Varieties of Cultural Chauvinism and the Relevance of Comparative Studies
Though the scribal tradition is relatively recent amongst most indigenous communities of northeast India, written literature in Asamiya dates back to the 14th century, and Manipuri written literature also has a long and turbulent history of domination and displacement which goes back at least 4 centuries. However, as in the case of all face-to-face communities, there is a vibrant oral tradition in northeast India which includes songs, animal fables, folk-tales, myths, riddles, proverbs and ballads. In the new secular literature that has emerged from the indigenous communities of the region, the oral has been imaginatively fused with the written and there is a resistance towards any attempt to prioritize the one over the other. As in the case of the great Indian epic tradition, the telling and retelling of folk narratives has infused a new dynamism into them and opened up exciting possibilities for the creative enterprise of “writing orality.“ The project of democratization of literary criticism by taking it out of seminar rooms to public spaces, as suggested in Mohanty’s interview, would also involve giving more space to the oral over the written. For, the discussion of a literary text in a non- academic gathering would entail the exercise of reading out from the text, and in that process, making the text more acceptable to the audience.
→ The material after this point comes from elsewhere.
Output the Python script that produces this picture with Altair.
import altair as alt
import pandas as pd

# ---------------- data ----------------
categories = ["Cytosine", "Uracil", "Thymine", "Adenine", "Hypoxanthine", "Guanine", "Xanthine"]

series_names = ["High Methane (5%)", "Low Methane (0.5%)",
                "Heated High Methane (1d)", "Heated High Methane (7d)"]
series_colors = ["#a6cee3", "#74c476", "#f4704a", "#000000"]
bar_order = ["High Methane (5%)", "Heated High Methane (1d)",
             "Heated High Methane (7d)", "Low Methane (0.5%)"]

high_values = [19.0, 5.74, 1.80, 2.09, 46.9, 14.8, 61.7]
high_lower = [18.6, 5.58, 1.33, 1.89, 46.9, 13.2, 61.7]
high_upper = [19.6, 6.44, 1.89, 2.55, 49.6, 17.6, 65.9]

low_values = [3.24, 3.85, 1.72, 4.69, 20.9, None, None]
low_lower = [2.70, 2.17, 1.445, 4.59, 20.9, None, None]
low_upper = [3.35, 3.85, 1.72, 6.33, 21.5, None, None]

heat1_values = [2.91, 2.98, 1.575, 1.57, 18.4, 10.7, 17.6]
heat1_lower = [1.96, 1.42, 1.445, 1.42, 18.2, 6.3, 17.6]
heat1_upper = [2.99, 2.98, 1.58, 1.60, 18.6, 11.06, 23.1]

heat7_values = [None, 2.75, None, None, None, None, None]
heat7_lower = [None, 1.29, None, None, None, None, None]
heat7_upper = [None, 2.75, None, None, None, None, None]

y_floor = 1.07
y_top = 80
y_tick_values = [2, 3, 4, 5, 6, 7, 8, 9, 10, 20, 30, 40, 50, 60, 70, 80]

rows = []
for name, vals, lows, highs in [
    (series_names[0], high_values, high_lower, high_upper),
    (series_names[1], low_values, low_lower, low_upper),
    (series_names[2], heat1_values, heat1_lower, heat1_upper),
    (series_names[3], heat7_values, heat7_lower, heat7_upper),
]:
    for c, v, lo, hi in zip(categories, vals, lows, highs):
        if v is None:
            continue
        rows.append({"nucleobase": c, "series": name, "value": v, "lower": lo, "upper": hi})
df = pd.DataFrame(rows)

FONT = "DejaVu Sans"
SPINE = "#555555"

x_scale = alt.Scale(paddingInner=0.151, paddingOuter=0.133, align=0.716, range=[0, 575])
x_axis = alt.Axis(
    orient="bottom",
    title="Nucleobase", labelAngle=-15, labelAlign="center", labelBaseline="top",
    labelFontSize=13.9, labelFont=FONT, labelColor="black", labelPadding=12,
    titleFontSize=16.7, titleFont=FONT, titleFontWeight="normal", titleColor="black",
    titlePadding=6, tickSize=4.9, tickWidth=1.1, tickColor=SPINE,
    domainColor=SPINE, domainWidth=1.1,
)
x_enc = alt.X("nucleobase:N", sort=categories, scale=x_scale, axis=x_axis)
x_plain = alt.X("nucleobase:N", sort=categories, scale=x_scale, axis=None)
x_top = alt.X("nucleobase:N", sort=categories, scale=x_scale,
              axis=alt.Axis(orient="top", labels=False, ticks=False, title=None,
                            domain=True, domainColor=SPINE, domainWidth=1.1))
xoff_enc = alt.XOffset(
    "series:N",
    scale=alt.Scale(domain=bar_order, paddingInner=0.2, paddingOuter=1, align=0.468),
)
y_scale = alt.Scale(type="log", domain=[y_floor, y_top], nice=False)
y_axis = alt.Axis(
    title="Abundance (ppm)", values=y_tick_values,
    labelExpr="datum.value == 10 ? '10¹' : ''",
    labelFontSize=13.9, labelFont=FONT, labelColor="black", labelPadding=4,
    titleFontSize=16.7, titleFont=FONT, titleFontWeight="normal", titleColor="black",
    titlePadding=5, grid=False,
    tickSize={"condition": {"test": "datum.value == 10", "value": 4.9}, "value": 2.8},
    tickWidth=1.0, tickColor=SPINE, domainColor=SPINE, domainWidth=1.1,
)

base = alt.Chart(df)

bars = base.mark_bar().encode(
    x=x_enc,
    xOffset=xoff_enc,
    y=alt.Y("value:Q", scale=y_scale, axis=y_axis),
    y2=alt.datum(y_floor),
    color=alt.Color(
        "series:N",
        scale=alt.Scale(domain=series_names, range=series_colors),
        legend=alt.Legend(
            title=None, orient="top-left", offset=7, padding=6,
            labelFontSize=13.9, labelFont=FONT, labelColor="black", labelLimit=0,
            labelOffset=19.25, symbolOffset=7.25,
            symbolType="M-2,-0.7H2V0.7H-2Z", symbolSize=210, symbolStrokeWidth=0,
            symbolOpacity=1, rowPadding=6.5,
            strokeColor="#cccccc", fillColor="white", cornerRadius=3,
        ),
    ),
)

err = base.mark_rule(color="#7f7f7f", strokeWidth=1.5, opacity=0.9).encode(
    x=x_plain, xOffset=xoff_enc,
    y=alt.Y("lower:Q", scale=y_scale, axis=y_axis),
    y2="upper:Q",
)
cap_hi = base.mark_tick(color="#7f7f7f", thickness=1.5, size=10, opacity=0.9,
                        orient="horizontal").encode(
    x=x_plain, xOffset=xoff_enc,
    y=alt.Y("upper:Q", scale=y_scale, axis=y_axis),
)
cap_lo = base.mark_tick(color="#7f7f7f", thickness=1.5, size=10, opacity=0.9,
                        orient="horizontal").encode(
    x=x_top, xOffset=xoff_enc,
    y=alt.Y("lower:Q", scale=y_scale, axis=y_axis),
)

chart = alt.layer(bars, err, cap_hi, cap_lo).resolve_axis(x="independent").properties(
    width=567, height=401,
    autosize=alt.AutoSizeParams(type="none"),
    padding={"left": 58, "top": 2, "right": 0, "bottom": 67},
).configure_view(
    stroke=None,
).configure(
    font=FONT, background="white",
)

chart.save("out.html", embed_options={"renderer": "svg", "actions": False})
The aspects of the text that would be highlighted in the oral presentation may be immediately recognizable by the audience because of their relevance to the present times, or because they would have resonances of other oral texts with which the audience would be familiar through the katha tradition. Such an exercise may help to reduce the force of cultural chauvinism and intolerance towards cultures other than one’s own.
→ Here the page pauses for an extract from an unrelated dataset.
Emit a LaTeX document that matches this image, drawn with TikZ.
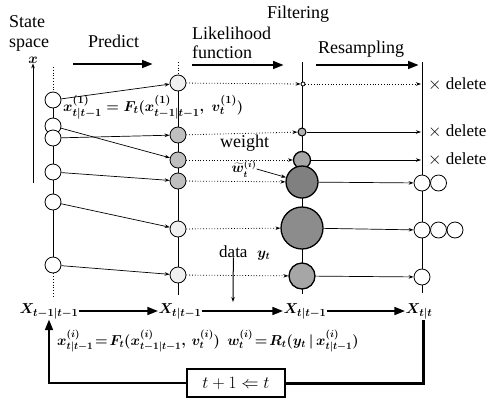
\documentclass[tikz,border=0pt]{standalone}
\usepackage{fontspec}
\setmainfont{Liberation Serif}
\usetikzlibrary{arrows.meta,backgrounds}
\begin{document}
\begin{tikzpicture}[x=1pt,y=-1pt,
  pc/.style={circle,draw,line width=0.8pt,inner sep=0pt,minimum size=16pt,fill=white},
  fc/.style={circle,draw,line width=1.3pt,inner sep=0pt,fill=black!40},
  tip/.style={-{Stealth[length=5pt,width=3.5pt]}},
  sarr/.style={tip,line width=0.7pt},
  darr/.style={tip,line width=0.8pt,dotted},
  big/.style={line width=2.8pt,-{Triangle[length=11pt,width=7.5pt]}},
  lbl/.style={font=\fontsize{18}{20}\selectfont,inner sep=0pt,anchor=base west},
  dl/.style={font=\fontsize{17}{19}\selectfont,inner sep=0pt,anchor=west},
  eq/.style={font=\fontsize{14.5}{16}\selectfont\boldmath,inner sep=0pt},
  xl/.style={font=\fontsize{15}{17}\selectfont\boldmath,inner sep=0pt},
  ]
\useasboundingbox (0,0) rectangle (486,399);

% ---- headings
\node[lbl] (state) at (9,27) {State};
\node[lbl] (space) at (9,47) {space};
\node[lbl] (pred) at (88,47) {Predict};
\node[lbl] (lik) at (192,39) {Likelihood};
\node[lbl] (fun) at (192,58) {function};
\node[lbl] (filt) at (267,18) {Filtering};
\node[lbl] (res) at (318,53) {Resampling};

\coordinate (a1) at (73,64);  \coordinate (a2) at (153,64);
\coordinate (b1) at (192,65); \coordinate (b2) at (284,65);
\coordinate (c1) at (316,65); \coordinate (c2) at (419,65);
\draw[big] (a1) -- (a2);
\draw[big] (b1) -- (b2);
\draw[big] (c1) -- (c2);

% ---- state axis
\node[xl] (xax) at (33,60) {$x$};
\coordinate (ax0) at (33,183);
\draw[sarr] (ax0) -- (xax.south);

% ---- left column
\node[pc] (L1) at (53,100) {};
\node[pc] (L2) at (53,126) {};
\node[pc] (L3) at (53,138) {};
\node[pc] (L4) at (53,172) {};
\node[pc] (L5) at (53,202) {};
\node[pc] (L6) at (53,265) {};

% ---- predict column
\node[pc,fill=black!6]  (P1) at (178,83) {};
\node[pc,fill=black!25] (P2) at (178,135) {};
\node[pc,fill=black!25] (P3) at (178,160) {};
\node[pc,fill=black!25] (P4) at (178,181) {};
\node[pc,fill=black!6]  (P5) at (178,229) {};
\node[pc,fill=black!6]  (P6) at (178,275) {};

% ---- filtering column
\node[circle,draw,line width=0.8pt,inner sep=0pt,minimum size=4pt,fill=white] (F1) at (303,84) {};
\node[fc,line width=1pt,minimum size=8pt,fill=black!30] (F2) at (302,132) {};
\node[fc,minimum size=17pt,fill=black!35] (F3) at (302,160) {};
\node[fc,minimum size=32pt,fill=black!50] (F4) at (302,182) {};
\node[fc,minimum size=42pt,fill=black!45] (F5) at (302,228) {};
\node[fc,minimum size=26pt,fill=black!35] (F6) at (302,276) {};

% ---- resampling column
\node[pc] (R1) at (422,183) {};
\node[pc] (R1b) at (438.5,183) {};
\node[pc] (R2) at (422,230) {};
\node[pc] (R2b) at (438.5,230) {};
\node[pc] (R2c) at (455,230) {};
\node[pc] (R3) at (422,277) {};
\coordinate (d1) at (421,84);
\coordinate (d2) at (421,132);
\coordinate (d3) at (421,160);

\node[dl] (del1) at (428,84) {$\times$ delete};
\node[dl] (del2) at (428,131) {$\times$ delete};
\node[dl] (del3) at (428,159) {$\times$ delete};

% ---- vertical lines
\begin{scope}[on background layer]
\coordinate (lt) at (53,67);  \coordinate (lb) at (53,297);
\coordinate (pt) at (178,62); \coordinate (pb) at (178,295);
\coordinate (ft) at (302,62); \coordinate (fb) at (302,294);
\coordinate (rt) at (422,62); \coordinate (rb) at (422,293);
\draw[dotted,line width=0.8pt] (lt) -- (L1);
\draw[line width=0.8pt] (L1) -- (L6);
\draw[dotted,line width=0.8pt] (L6) -- (lb);
\draw[dotted,line width=0.8pt] (pt) -- (P1);
\draw[line width=0.8pt] (P1) -- (P6);
\draw[line width=0.8pt] (P6) -- (pb);
\draw[line width=1pt] (ft) -- (fb);
\draw[line width=1pt] (rt) -- (rb);
\end{scope}

% ---- predict arrows
\draw[sarr] (L1) -- (P1);
\draw[sarr] (L2) -- (P3);
\draw[sarr] (L3) -- (P2);
\draw[sarr] (L4) -- (P4);
\draw[sarr] (L5) -- (P5);
\draw[sarr] (L6) -- (P6);

% ---- likelihood arrows
\draw[darr] (P1) -- (F1);
\draw[darr] (P2) -- (F2);
\draw[darr] (P3) -- (F3);
\draw[darr] (P4) -- (F4);
\draw[darr] (P5) -- (F5);
\draw[darr] (P6) -- (F6);

% ---- resampling arrows
\draw[darr] (F1) -- (d1);
\draw[sarr] (F2) -- (d2);
\draw[sarr] (F3) -- (d3);
\draw[sarr] (F4) -- (R1);
\draw[sarr] (F5) -- (R2);
\draw[sarr] (F6) -- (R3);

% ---- inner labels
\node[eq,font=\fontsize{15}{17}\selectfont\boldmath,anchor=west] (eq1) at (63,107) {$x^{(1)}_{t|t-1}=F_t(x^{(1)}_{t-1|t-1},\;v^{(1)}_t)$};
\node[lbl] (wt) at (220,147) {weight};
\node[eq,font=\fontsize{13.5}{15}\selectfont\boldmath] (wtil) at (244,169) {$\widetilde{w}^{(i)}_t$};
\draw[sarr] (wtil.east) -- (F4);
\node[lbl,font=\fontsize{17}{19}\selectfont] (data) at (219,257) {data};
\node[eq,anchor=base west] (yt) at (257,257) {$y_t$};
\coordinate (dtip) at (233,302);
\draw[sarr,line width=1pt] (data.south) -- (dtip);

% ---- bottom row
\node[xl] (X0) at (49,311) {$X_{t-1|t-1}$};
\node[xl] (X1) at (180,311) {$X_{t|t-1}$};
\node[xl] (X2) at (305,311) {$X_{t|t-1}$};
\node[xl] (X3) at (419,311) {$X_{t|t}$};
\draw[big] (X0.east) -- (X1.west);
\draw[big] (X1.east) -- (X2.west);
\draw[big] (X2.east) -- (X3.west);

\node[eq,anchor=west] (eq2) at (57,341) {$x^{(i)}_{t|t-1}\!=\!F_t(x^{(i)}_{t-1|t-1},\,v^{(i)}_t)\ \ w^{(i)}_t\!=\!R_t(y_t\,|\,x^{(i)}_{t|t-1})$};

\node[draw,line width=1.2pt,minimum width=98pt,minimum height=28pt,inner sep=0pt,
      font=\fontsize{16}{18}\selectfont] (box) at (236,383) {$t+1\Leftarrow t$};
\coordinate (lr) at (423,320);
\draw[line width=3pt] (lr) |- (box.east);
\draw[big] (box.west) -| (X0.south);
\end{tikzpicture}
\end{document}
The model of critical comparatism put forward in the CML volume edited by Satya P. Mohanty needs to be vigorously and creatively adopted in literary criticism as well as in the discussion of other forms of fine art if one wishes to move out of narrow sectarian grooves that classify art only in terms of regional boundaries. It is easier for an art critic to adopt such a comparative method which crosses all national or linguistic boundaries because the visual arts have a more universal language. But a literary critic, because s/he is dealing with a language which is generally defined by national boundaries, has to negotiate with complex issues that are embedded in regional or national prejudices. That is why literary criticism so often falls into the monolingual chauvinistic mould and that is why it is so important that serious efforts must be made to release it from this groove and take it forward to the ideal level of a truly “world literature“ as envisioned in Satya Mohanty’s interview. Ayappa Paniker ’s model of doing cross-cultural comparative studies through “textual clusters“ could be ideal for understanding people’s perception of socio-cultural movements. For example, the focus on the literary texts produced across the country during the Bhakti movement of the fifteenth- sixteenth centuries could bring out the wonderful elements of cultural fusion across traditions that created new communities which broke all barriers of race, caste and gender. Parita Mukta’s work Upholding the Common Life: The Community of Mirabai, OUP, 1997, is one such study; it focuses on the creation of cross-cultural communities that sought to look beyond narrow local prejudices. The CML project has shown how it is possible to study different texts in regional languages produced during the colonial times in order to analyze the socio-political concerns of common people across colonial India and finding similar resonances in texts produced in other colonized regions of the globe. There could also be a similar project on a cluster of texts on the theme of the Freedom Movement and the Partition in order to focus on the identical ways in which the folk memory creates new subversive images and metaphors about political personalities and events.